Tuesday, October 4, 2011

Sand Collection

It's very simple to start a sand collection - every time you visit a beach or other sandy location, collect a small sample in a zip-top bag.  Ask your students to do the same on their travels, as well as colleagues and family members.  It won't take long and you'll have a variety of sand samples to compare and contrast. 

You can keep your samples in clear plastic bags and use a magnifying glass to observe, or if you've got the resources, you could store the samples in magnifier boxes.

The diversity of the samples will provide a variety of discussion points.  What is the sand made of?  Why is the sand the color that it is?  How large the grains of sand?  Why? 

For instance, the above sample was photographed (because one should never remove anything from a national park) at Acadia National Park.  You immediately notice, with the naked eye, that the sand is very coarse.  You'll notice that many of the pieces of sand look like crushed shells - for good reason, that's exactly what they are!  You'll also notice lots of different colors in the sand. 

I'm particularly fond of the blues, purples and greens.  The blue and purple pieces are crushed mussel shells.  The green "spikes" are bristles from a sea urchin. 

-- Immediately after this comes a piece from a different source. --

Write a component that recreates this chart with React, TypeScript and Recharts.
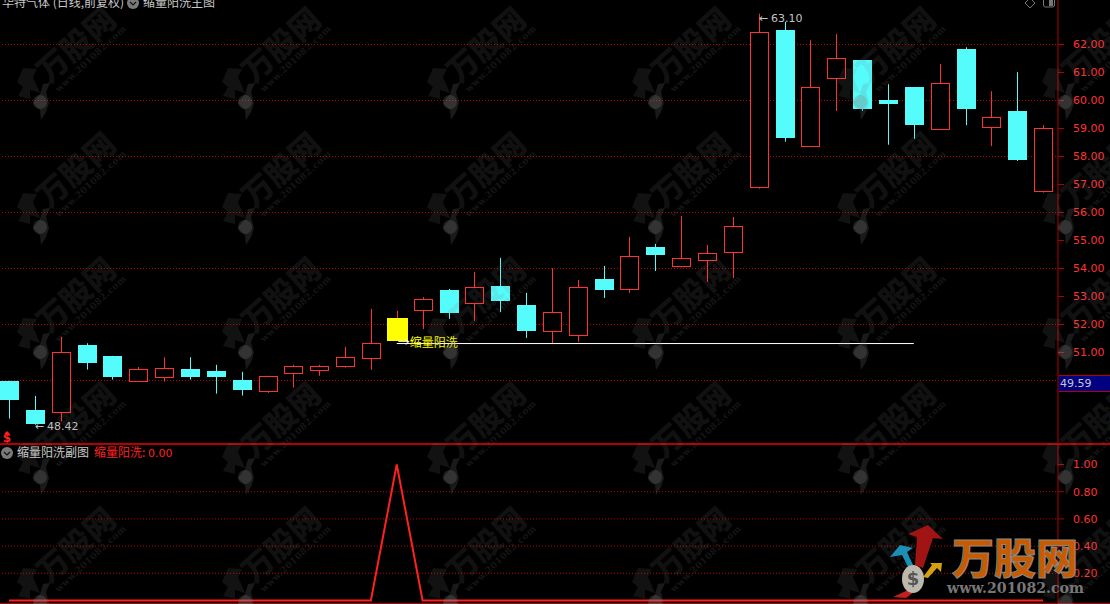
import { ComposedChart, Bar, Line, XAxis, YAxis, CartesianGrid, ReferenceLine, ReferenceDot } from 'recharts';

const highs = [49.99, 49.45, 51.56, 51.33, 50.88, 50.48, 50.83, 50.83, 50.56, 50.31, 50.16, 50.56, 50.56, 51.2, 52.56, 52.49, 52.98, 53.27, 53.88, 54.38, 53.13, 54.01, 53.59, 54.09, 55.13, 54.88, 55.87, 54.84, 55.84, 63.1, 62.81, 62.15, 62.37, 61.44, 60.58, 60.48, 61.3, 61.9, 60.33, 61.01, 59.12];
const opens = [49.99, 48.95, 48.89, 51.27, 50.88, 49.98, 50.14, 50.42, 50.34, 50.02, 49.61, 50.28, 50.39, 50.5, 50.82, 51.42, 52.5, 53.23, 52.78, 53.38, 52.7, 51.75, 51.62, 53.63, 53.25, 54.77, 54.1, 54.31, 54.58, 56.92, 62.51, 58.36, 60.81, 61.44, 60.01, 60.48, 58.99, 61.83, 59.06, 59.62, 56.78];
const closes = [49.29, 48.45, 51.01, 50.63, 50.13, 50.41, 50.44, 50.13, 50.13, 49.67, 50.16, 50.51, 50.51, 50.83, 51.33, 52.24, 52.9, 52.41, 53.33, 52.84, 51.77, 52.44, 53.33, 53.23, 54.44, 54.48, 54.37, 54.54, 55.51, 62.46, 58.67, 60.47, 61.5, 59.69, 59.87, 59.12, 60.61, 59.69, 59.4, 57.87, 59.0];
const lows = [48.64, 48.42, 48.54, 50.39, 50.03, 49.98, 49.96, 50.03, 49.53, 49.46, 49.56, 49.75, 50.17, 50.46, 50.38, 51.42, 51.84, 52.2, 52.13, 52.45, 51.52, 51.33, 51.38, 52.95, 53.13, 53.91, 54.05, 53.52, 53.66, 56.85, 58.53, 58.36, 59.63, 59.63, 58.42, 58.63, 58.95, 59.12, 58.37, 57.84, 56.71];
const signals = [0, 0, 0, 0, 0, 0, 0, 0, 0, 0, 0, 0, 0, 0, 0, 1, 0, 0, 0, 0, 0, 0, 0, 0, 0, 0, 0, 0, 0, 0, 0, 0, 0, 0, 0, 0, 0, 0, 0, 0, 0];

const priceTicks = [51, 52, 53, 54, 55, 56, 57, 58, 59, 60, 61, 62];
const priceGrid = [50, 52, 54, 56, 58, 60, 62];
const signalTicks = [0.2, 0.4, 0.6, 0.8, 1];
const signalGrid = [0.2, 0.4, 0.6, 0.8];

const signalDay = 15;
const supportEndDay = 35;
const supportPrice = 51.32;

const rows = highs.map((high, i) => ({
  day: i,
  high,
  open: opens[i],
  close: closes[i],
  low: lows[i],
  signal: signals[i],
}));

const RED = '#ff3232';
const CYAN = '#54fcfc';
const DARK_RED = '#b40000';
const GRID_RED = '#c00000';
const AXIS_FONT = '"DejaVu Sans", sans-serif';
const CJK_FONT = '"Noto Sans CJK SC", sans-serif';

const Candle = (props: any) => {
  const { x, y, width, height, payload } = props;
  const pxPerPrice = height / (payload.high - payload.low);
  const toY = (price: number) => y + (payload.high - price) * pxPerPrice;
  const mid = Math.round(x + width / 2) + 0.5;
  const isUp = payload.close >= payload.open;
  const isSignal = payload.signal === 1;
  const top = Math.round(toY(Math.max(payload.open, payload.close)));
  const bottom = Math.round(toY(Math.min(payload.open, payload.close)));
  const wickColor = isUp ? RED : CYAN;
  return (
    <g>
      <line x1={mid} x2={mid} y1={toY(payload.high)} y2={toY(payload.low)} stroke={wickColor} strokeWidth={1} />
      {isSignal ? (
        <rect x={mid - 10.5} y={top} width={21} height={bottom - top} fill="#ffff00" />
      ) : isUp ? (
        <rect x={mid - 9} y={top + 0.5} width={18} height={bottom - top} fill="#000" stroke={RED} strokeWidth={1} />
      ) : (
        <rect x={mid - 9.5} y={top} width={19} height={Math.max(bottom - top, 1)} fill={CYAN} />
      )}
    </g>
  );
};

const extremeLabel = (text: string, dy: number) => (props: any) => (
  <text x={props.viewBox.x} y={props.viewBox.y + dy} fill="#c4c4c4" fontSize={11} fontFamily={AXIS_FONT}>
    <tspan>←</tspan>
    <tspan dx={3}>{text}</tspan>
  </text>
);

const signalLabel = (props: any) => (
  <text x={props.viewBox.x + 1} y={props.viewBox.y + 3} fontSize={12} fontFamily={CJK_FONT}>
    <tspan fill="#fff">→</tspan>
    <tspan fill="#ffff00">缩量阳洗</tspan>
  </text>
);

const axisTick = { fill: RED, fontSize: 11, fontFamily: AXIS_FONT, textAnchor: 'start' };

const Watermark = ({ x, y }: { x: number; y: number }) => (
  <g transform={`translate(${x} ${y})`}>
    <text
      transform="translate(78 47) rotate(-42)"
      textAnchor="middle"
      dominantBaseline="middle"
      fontSize={31}
      fontWeight={900}
      fontFamily={CJK_FONT}
      fill="#808080"
      opacity={0.13}
    >
      万股网
    </text>
    <text
      transform="translate(91 59) rotate(-43)"
      textAnchor="middle"
      dominantBaseline="middle"
      fontSize={9}
      fontWeight={700}
      letterSpacing={0.4}
      fontFamily='"DejaVu Serif", serif'
      fill="#808080"
      opacity={0.16}
    >
      www.201082.com
    </text>
    <polygon points="17,82 23,68 37,69 33,77 40,93 30,90 30,99 18,96 23,87" fill="#808080" opacity={0.14} />
    <polygon points="43,84 50,83 46,92 49,103 46,112 41,120 40,110 33,103 40,94" fill="#808080" opacity={0.2} />
    <circle cx={40} cy={102} r={7} fill="#808080" opacity={0.25} />
  </g>
);

const watermarkCols = [0, 1, 2, 3, 4, 5];
const watermarkRows = [-1, 0, 1, 2, 3, 4];

const Overlay = () => (
  <svg width={1110} height={604} style={{ position: 'absolute', left: 0, top: 0, pointerEvents: 'none' }}>
    {watermarkRows.map((r) =>
      watermarkCols.map((c) => <Watermark key={`${r}-${c}`} x={c * 205} y={r * 125} />)
    )}

    {/* header rows, the top one is cut by the window */}
    <text x={2} y={7} fill="#c8c8c8" fontSize={12} fontFamily={CJK_FONT}>华特气体 (日线,前复权)</text>
    <circle cx={133} cy={3} r={6} fill="#7a7a7a" />
    <path d="M130 2 L133 5 L136 2" stroke="#111" strokeWidth={1.2} fill="none" />
    <text x={143} y={7} fill="#c8c8c8" fontSize={12} fontFamily={CJK_FONT}>缩量阳洗主图</text>
    <path d="M1030 -2 L1035 3 L1030 8 L1025 3 Z" stroke="#777" fill="none" />
    <rect x={1043.5} y={-3} width={11} height={10} rx={2} stroke="#777" fill="none" />
    <rect x={1049} y={-2} width={4} height={8} fill="#777" />

    <text x={7} y={442} fill="#ff2020" fontSize={12} fontWeight={700} fontFamily={AXIS_FONT} textAnchor="middle">$</text>
    <polygon points="7,431 10,434 4,434" fill="#ff2020" />

    <circle cx={7} cy={453} r={6} fill="#7a7a7a" />
    <path d="M4 452 L7 455 L10 452" stroke="#111" strokeWidth={1.2} fill="none" />
    <text x={17} y={457} fill="#c8c8c8" fontSize={12} fontFamily={CJK_FONT}>缩量阳洗副图</text>
    <text x={94} y={457} fill="#ff2020" fontSize={12} fontFamily={CJK_FONT}>缩量阳洗:</text>
    <text x={148} y={457} fill="#ff2020" fontSize={11} fontFamily={AXIS_FONT}>0.00</text>

    {/* site logo in the corner */}
    <polygon points="908,534 928,525 943,539 933,538 923,568 915,565 917,537" fill="#a01414" />
    <polygon points="890,557 900,545 913,548 907,552 913,565 908,567 902,555" fill="#1b8fb5" />
    <polygon points="923,577 932,565 930,563 942,563 941,572 937,568 928,578" fill="#d2a010" />
    <polygon points="893,597 908,590 914,592 906,598" fill="#c02020" />
    <ellipse cx={913} cy={579} rx={11} ry={14} fill="#bdb8ae" />
    <text x={913} y={585} textAnchor="middle" fontSize={18} fontWeight={700} fill="#555" fontFamily={AXIS_FONT}>$</text>
    <text
      x={952}
      y={574}
      fontSize={42}
      fontWeight={900}
      fontFamily={CJK_FONT}
      fill="#c85a00"
      stroke="#8a8a8a"
      strokeWidth={1}
      textLength={126}
      lengthAdjust="spacingAndGlyphs"
    >
      万股网
    </text>
    <text
      x={947}
      y={593}
      fontSize={14}
      fontWeight={700}
      fontFamily='"DejaVu Serif", serif'
      fill="#777"
      textLength={137}
      lengthAdjust="spacingAndGlyphs"
    >
      www.201082.com
    </text>
  </svg>
);

export default function App() {
  return (
    <div style={{ position: 'fixed', left: 0, top: 0, width: 1110, height: 604, background: '#000', overflow: 'hidden' }}>
      <div style={{ position: 'absolute', left: -4, top: 0 }}>
        <ComposedChart width={1114} height={444} data={rows} margin={{ top: 0, right: 0, bottom: 0, left: 0 }} barCategoryGap={0}>
          <CartesianGrid vertical={false} horizontalValues={priceGrid} stroke={GRID_RED} strokeDasharray="1 2" />
          <XAxis dataKey="day" type="category" hide padding={{ left: 0, right: 2 }} />
          <YAxis
            orientation="right"
            width={52}
            domain={[47.732, 63.589]}
            ticks={priceTicks}
            interval={0}
            allowDataOverflow
            tickFormatter={(v: number) => v.toFixed(2)}
            axisLine={{ stroke: DARK_RED }}
            tickLine={{ stroke: DARK_RED }}
            tickSize={6}
            tickMargin={9}
            tick={axisTick}
          />
          <Bar dataKey={(row: any) => [row.low, row.high]} shape={<Candle />} isAnimationActive={false} />
          <ReferenceLine
            segment={[
              { x: signalDay, y: supportPrice },
              { x: supportEndDay, y: supportPrice },
            ]}
            stroke="#fff"
            strokeWidth={1}
          />
          <ReferenceDot x={1} y={48.42} r={0} stroke="none" label={extremeLabel('48.42', 5)} />
          <ReferenceDot x={29} y={63.1} r={0} stroke="none" label={extremeLabel('63.10', 8)} />
          <ReferenceDot x={signalDay} y={supportPrice} r={0} stroke="none" label={signalLabel} />
        </ComposedChart>
      </div>

      <div style={{ position: 'absolute', left: -4, top: 445 }}>
        <ComposedChart width={1114} height={159} data={rows} margin={{ top: 0, right: 0, bottom: 0, left: 0 }}>
          <CartesianGrid vertical={false} horizontalValues={signalGrid} stroke={GRID_RED} strokeDasharray="1 2" />
          <XAxis dataKey="day" type="category" scale="band" hide padding={{ left: 0, right: 2 }} />
          <YAxis
            orientation="right"
            width={52}
            domain={[-0.0257, 1.1434]}
            ticks={signalTicks}
            interval={0}
            allowDataOverflow
            tickFormatter={(v: number) => v.toFixed(2)}
            axisLine={{ stroke: DARK_RED }}
            tickLine={{ stroke: DARK_RED }}
            tickSize={6}
            tickMargin={9}
            tick={axisTick}
          />
          <Line type="linear" dataKey="signal" stroke="#ff2020" strokeWidth={2} dot={false} isAnimationActive={false} />
        </ComposedChart>
      </div>

      {/* pane separators and the last price box */}
      <div style={{ position: 'absolute', left: 0, top: 443, width: 1110, height: 2, background: DARK_RED }} />
      <div style={{ position: 'absolute', left: 0, top: 603, width: 1110, height: 1, background: DARK_RED }} />
      <div
        style={{
          position: 'absolute',
          left: 1059,
          top: 375,
          width: 51,
          height: 15,
          background: '#000080',
          borderTop: `1px solid ${DARK_RED}`,
          borderBottom: `1px solid ${DARK_RED}`,
          color: '#c8c8c8',
          font: `11px ${AXIS_FONT}`,
          lineHeight: '15px',
          paddingLeft: 1,
          boxSizing: 'content-box',
        }}
      >
        49.59
      </div>

      <Overlay />
    </div>
  );
}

Along the same lines, retired science teacher Charles Lindgren has created the Science of Sand website.  He has solicited sand samples from across the country and world and photographed the sand at a 9X magnification. 

His samples are organized by state and country, and you're welcome to use the images for a virtual sand lab.  In fact, he's also included some lesson ideas

He's also always looking for new samples, so if you live or travel near sand, consider collecting a sample for him. 

And take a look at his site - the pictures are gorgeous, much better than mine!